Experimental Investigations of Mechanical Behavior of Superelastic NiTi Shape Memory Alloy (SMA) Wires

摘要

This study evaluates the mechanical behaviors of super-elastic shape memory alloys (SMAs) for civil engineering applications. Superelastic Ni-Ti SMA wires, which include the uncycled and the pre-cycled wires, are tested to investigate the effects of temperature, strain rate and strain amplitude on its mechanical behaviors such as the phase transformation stresses, the secant stiffness, the dissipated energy and the loss factor.
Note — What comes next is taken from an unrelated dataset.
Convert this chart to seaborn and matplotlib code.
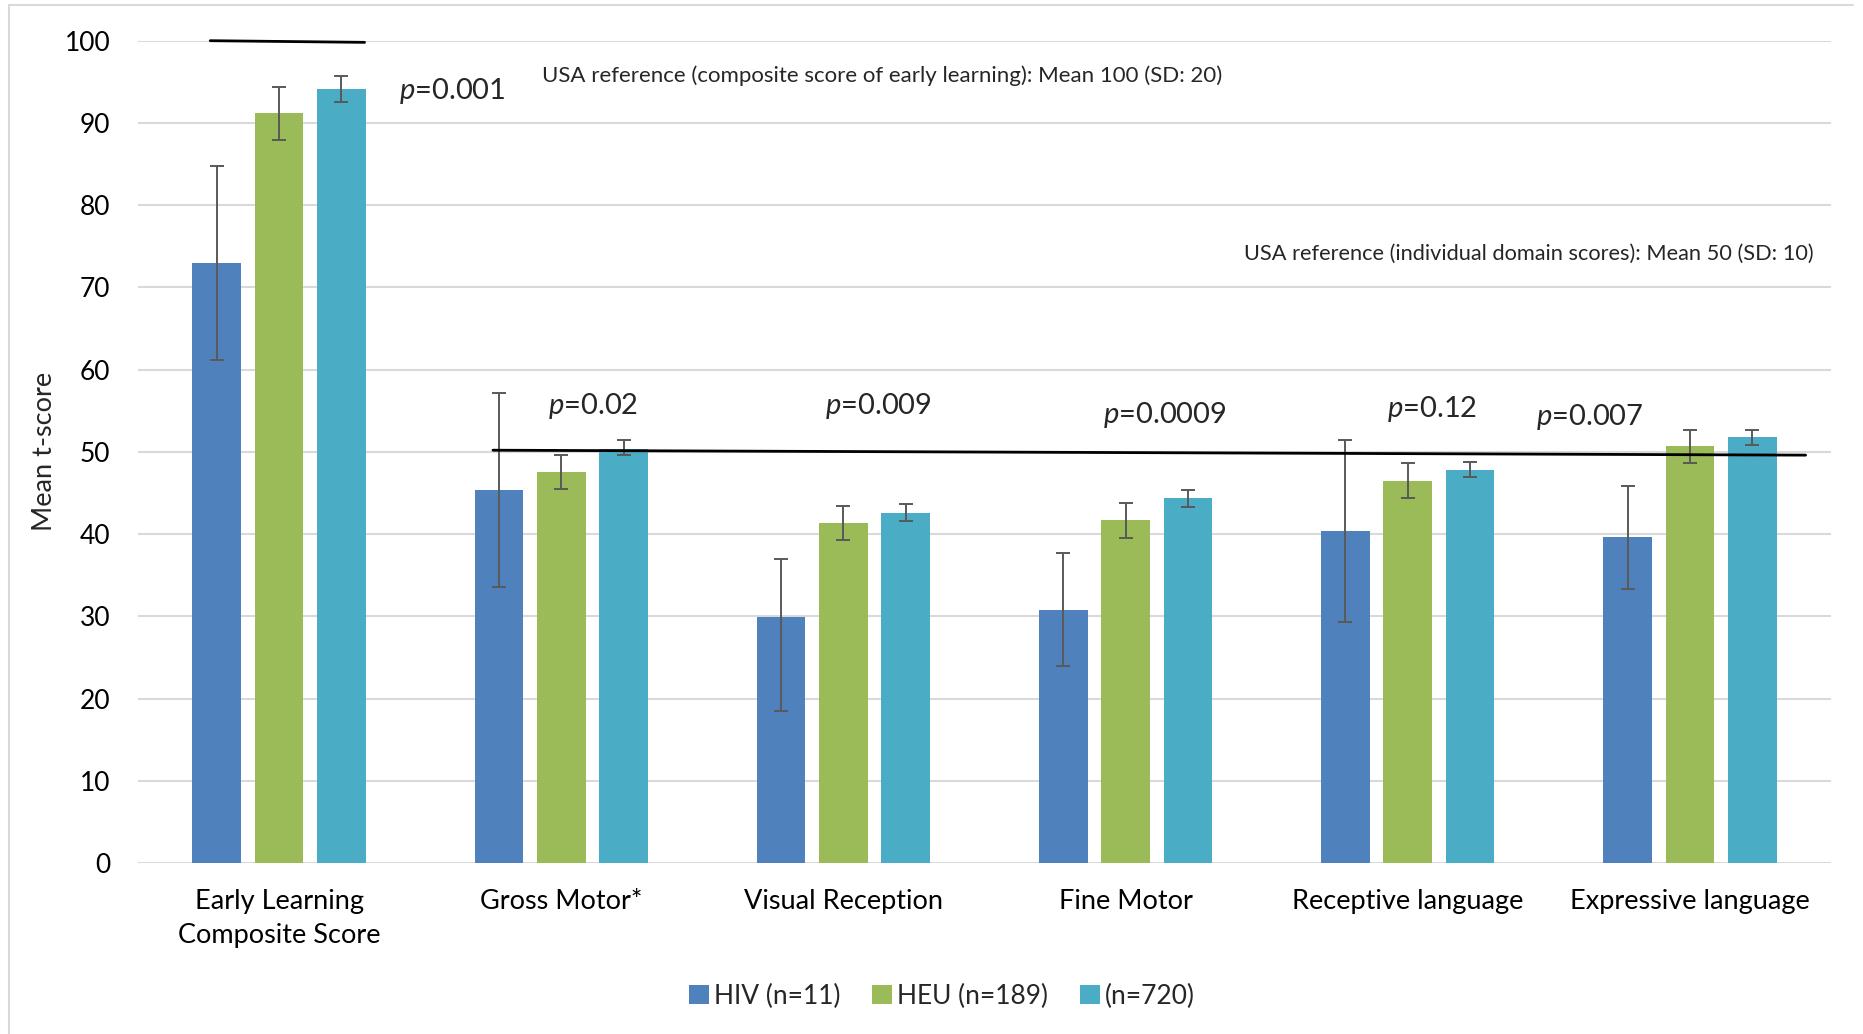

The experimental results as follow: (1) The pre-cycled training reduce the forward transformation starting stress and the dissipated energy, but almost no effect on the secant stiffness. (2) After the pre-cycled training, the pre-cycled wire's dissipated energy decreases greater with temperature increasing than the uncycled wire's. Temperature's effect on the secant stiffness depends on the strain amplitude. (3) The inverse transformation starting stress increase obviously with strain rate. Above 0.5 mm/s, the dissipated energy decreases and the decreasing degree of the pre-cycled wires' is less than of the uncycled wires'. But after strain rate increasing above 3 mm/s, both the dissipated energy and the loss factor reduce slightly. (4) Increased strain amplitudes lead to linear increase in both the dissipated energy and the loss factor. In the scope of the maximum phase transformation strain, the secant stiffness decreases with strain amplitude increasing.